Report only the number of lines holding "this".

Entries from a dataset:
* begin *
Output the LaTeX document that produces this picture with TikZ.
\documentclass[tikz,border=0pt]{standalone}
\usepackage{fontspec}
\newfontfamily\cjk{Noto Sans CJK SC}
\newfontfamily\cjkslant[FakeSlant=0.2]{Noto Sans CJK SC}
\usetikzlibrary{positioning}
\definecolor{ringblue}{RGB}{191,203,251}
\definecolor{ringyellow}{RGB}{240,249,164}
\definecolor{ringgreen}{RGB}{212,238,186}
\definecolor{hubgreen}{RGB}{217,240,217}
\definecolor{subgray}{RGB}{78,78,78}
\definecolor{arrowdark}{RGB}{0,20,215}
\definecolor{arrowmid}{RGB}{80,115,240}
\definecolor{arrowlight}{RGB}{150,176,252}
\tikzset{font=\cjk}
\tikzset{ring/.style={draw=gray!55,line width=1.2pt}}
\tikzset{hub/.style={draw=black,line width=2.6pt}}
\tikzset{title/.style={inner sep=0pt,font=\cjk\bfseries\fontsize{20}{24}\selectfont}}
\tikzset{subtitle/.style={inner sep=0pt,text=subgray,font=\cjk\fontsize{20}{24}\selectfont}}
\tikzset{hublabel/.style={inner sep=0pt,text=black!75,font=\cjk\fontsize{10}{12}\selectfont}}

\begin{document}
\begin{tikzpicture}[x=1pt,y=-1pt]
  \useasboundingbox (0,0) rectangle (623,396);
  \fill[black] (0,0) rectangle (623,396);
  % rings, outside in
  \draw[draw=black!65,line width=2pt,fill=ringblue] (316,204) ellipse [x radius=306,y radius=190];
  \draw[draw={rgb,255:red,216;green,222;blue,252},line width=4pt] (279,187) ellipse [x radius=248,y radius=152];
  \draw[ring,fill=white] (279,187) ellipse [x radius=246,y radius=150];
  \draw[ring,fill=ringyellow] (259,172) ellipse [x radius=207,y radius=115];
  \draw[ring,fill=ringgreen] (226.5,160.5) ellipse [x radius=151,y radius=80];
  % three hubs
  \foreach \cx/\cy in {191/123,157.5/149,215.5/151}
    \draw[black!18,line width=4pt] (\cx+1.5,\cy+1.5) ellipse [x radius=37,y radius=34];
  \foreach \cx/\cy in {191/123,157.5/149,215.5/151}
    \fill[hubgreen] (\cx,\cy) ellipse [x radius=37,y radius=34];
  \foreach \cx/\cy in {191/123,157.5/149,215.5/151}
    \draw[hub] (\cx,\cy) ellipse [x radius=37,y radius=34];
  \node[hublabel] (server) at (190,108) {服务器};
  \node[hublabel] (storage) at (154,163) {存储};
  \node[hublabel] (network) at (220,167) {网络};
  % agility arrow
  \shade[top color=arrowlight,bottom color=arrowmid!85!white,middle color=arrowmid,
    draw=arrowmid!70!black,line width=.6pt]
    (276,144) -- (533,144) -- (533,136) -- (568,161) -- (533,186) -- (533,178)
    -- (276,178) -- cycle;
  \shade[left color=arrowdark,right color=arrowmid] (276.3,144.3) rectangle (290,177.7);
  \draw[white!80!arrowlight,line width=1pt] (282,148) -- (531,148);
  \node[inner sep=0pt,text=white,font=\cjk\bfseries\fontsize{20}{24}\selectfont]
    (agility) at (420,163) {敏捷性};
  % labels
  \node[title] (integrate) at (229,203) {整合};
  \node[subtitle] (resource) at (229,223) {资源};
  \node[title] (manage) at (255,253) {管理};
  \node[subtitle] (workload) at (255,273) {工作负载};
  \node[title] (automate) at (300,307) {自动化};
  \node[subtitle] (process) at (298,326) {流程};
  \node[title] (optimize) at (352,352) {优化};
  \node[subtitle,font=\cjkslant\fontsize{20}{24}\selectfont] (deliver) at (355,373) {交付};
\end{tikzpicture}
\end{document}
* end *
* begin *
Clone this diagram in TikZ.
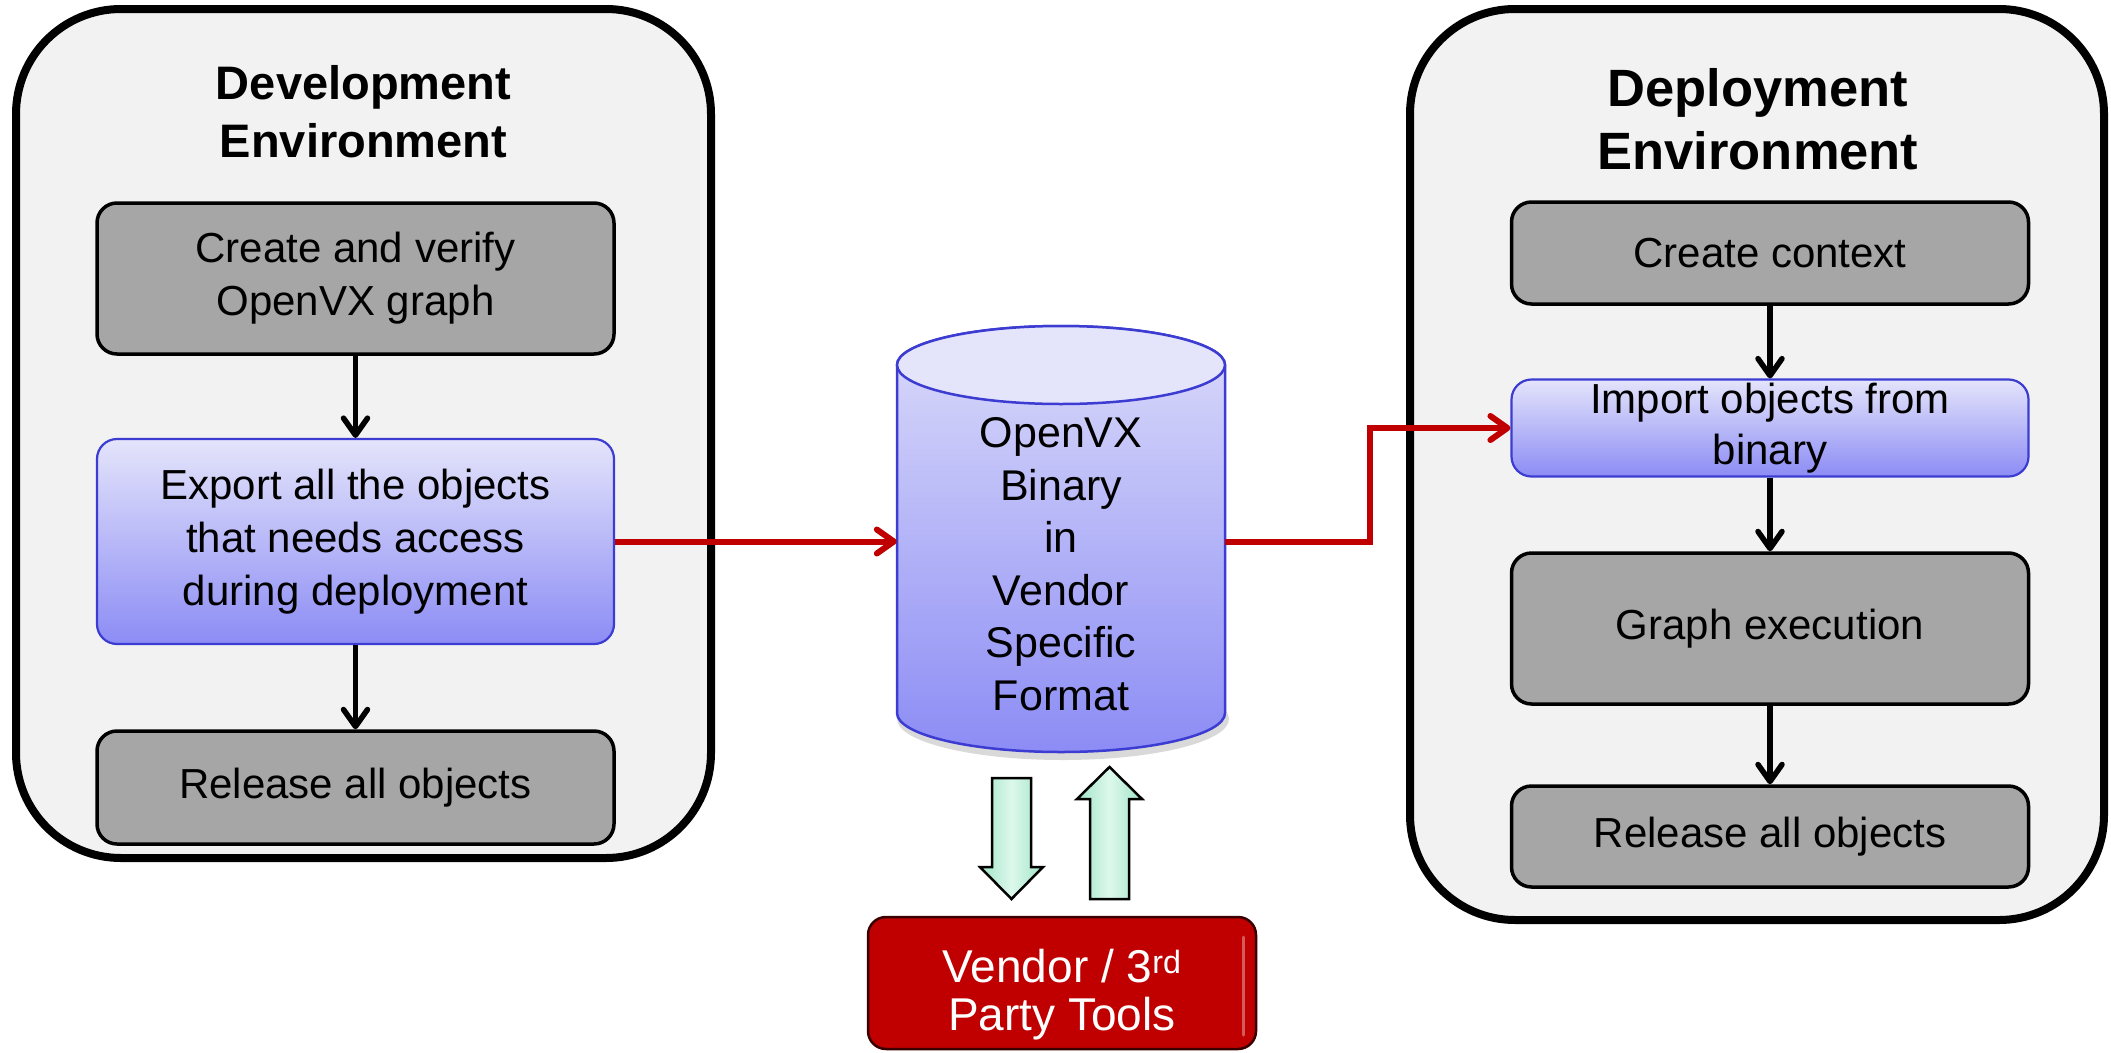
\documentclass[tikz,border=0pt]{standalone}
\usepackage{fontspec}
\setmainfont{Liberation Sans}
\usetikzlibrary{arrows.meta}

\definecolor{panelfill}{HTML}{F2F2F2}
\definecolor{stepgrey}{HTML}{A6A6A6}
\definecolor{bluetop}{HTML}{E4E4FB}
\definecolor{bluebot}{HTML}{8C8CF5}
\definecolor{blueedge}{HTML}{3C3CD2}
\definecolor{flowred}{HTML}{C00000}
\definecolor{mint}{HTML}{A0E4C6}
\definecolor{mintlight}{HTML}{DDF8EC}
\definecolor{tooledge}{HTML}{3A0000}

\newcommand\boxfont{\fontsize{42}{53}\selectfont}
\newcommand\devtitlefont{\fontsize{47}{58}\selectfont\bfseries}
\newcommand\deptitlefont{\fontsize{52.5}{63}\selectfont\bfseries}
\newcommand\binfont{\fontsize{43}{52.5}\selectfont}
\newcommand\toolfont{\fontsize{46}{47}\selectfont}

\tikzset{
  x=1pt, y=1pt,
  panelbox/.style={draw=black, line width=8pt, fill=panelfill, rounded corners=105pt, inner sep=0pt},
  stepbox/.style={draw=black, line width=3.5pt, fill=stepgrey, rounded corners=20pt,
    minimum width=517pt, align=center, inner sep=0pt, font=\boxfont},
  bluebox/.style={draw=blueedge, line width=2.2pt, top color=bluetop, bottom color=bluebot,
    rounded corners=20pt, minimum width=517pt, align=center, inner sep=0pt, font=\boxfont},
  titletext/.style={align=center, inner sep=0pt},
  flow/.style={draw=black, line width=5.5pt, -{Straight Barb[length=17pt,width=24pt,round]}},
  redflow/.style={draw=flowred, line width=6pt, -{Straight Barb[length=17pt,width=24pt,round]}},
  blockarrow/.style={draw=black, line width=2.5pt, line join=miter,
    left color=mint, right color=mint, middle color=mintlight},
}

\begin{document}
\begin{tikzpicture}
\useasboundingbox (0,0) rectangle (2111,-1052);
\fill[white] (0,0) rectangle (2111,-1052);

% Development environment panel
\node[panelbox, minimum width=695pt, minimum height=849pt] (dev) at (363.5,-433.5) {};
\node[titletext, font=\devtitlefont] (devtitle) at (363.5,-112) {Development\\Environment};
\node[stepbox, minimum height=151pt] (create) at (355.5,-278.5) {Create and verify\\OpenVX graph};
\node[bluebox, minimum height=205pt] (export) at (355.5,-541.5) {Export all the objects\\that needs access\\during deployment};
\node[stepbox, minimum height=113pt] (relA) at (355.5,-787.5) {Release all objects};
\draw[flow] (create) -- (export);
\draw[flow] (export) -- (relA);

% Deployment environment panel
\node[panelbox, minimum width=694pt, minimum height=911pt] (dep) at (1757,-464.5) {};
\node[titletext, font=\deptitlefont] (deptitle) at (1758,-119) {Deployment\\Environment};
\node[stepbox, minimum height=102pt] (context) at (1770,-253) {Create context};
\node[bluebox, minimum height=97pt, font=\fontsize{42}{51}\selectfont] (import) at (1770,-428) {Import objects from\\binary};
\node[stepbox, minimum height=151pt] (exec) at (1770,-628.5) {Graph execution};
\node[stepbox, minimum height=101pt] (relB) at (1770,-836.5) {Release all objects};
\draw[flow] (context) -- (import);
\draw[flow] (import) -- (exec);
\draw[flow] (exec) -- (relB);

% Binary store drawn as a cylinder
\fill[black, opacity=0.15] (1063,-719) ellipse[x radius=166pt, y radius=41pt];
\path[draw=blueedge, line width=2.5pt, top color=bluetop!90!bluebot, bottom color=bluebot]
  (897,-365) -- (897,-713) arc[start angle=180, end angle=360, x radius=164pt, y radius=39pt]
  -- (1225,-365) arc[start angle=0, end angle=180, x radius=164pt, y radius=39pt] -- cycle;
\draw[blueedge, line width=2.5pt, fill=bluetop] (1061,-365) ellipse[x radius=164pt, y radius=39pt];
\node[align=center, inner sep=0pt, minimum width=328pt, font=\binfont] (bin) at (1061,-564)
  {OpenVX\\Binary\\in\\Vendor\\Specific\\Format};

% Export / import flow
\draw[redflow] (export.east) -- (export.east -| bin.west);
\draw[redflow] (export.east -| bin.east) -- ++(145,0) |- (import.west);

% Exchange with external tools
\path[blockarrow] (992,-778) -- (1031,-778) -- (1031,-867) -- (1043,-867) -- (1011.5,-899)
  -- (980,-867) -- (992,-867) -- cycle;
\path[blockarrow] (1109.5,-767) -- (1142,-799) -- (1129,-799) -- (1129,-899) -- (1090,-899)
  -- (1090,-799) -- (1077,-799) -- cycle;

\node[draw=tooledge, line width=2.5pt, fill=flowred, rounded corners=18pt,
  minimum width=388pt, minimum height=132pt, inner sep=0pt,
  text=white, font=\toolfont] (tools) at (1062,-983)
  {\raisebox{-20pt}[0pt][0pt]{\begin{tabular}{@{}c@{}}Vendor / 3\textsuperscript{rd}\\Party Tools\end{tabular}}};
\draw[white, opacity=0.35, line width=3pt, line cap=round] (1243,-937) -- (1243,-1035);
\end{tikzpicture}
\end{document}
* end *
* begin *
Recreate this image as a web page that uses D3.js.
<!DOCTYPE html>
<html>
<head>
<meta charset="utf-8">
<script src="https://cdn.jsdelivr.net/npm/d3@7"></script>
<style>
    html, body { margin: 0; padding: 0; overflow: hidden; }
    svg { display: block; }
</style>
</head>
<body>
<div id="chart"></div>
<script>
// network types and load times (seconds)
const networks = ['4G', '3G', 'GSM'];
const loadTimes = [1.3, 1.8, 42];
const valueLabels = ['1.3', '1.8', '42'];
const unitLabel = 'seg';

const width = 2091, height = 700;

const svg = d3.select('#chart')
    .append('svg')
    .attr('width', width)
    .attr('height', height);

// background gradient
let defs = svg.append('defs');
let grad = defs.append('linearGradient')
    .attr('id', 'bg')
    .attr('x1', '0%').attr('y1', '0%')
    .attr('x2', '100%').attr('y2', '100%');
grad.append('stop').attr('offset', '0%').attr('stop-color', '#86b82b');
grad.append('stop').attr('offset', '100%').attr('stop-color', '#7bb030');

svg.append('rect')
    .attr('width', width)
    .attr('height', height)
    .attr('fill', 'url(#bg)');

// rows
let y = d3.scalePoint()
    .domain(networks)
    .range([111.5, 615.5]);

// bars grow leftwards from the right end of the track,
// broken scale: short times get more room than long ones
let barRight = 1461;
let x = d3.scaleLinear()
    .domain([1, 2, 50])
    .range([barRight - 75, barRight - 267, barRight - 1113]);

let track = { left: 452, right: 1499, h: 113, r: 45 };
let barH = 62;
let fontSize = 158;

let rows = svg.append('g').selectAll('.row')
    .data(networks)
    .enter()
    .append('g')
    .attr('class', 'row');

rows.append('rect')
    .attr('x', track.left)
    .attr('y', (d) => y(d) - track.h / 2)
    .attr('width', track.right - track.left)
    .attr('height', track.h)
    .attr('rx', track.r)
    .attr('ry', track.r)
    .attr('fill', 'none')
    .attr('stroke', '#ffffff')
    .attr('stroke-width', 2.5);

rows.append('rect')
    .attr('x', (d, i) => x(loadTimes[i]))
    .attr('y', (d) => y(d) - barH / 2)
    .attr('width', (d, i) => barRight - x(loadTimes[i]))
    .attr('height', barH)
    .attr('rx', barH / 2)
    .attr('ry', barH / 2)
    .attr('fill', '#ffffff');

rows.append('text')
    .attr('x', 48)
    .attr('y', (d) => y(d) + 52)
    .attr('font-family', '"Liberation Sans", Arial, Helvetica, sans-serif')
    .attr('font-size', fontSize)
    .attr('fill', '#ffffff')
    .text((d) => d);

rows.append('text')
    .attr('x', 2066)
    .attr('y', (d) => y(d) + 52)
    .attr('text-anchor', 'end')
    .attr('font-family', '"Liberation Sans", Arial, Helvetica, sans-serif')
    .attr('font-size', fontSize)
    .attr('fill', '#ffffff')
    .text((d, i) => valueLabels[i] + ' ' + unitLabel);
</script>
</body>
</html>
* end *
- **Exercise output**: 3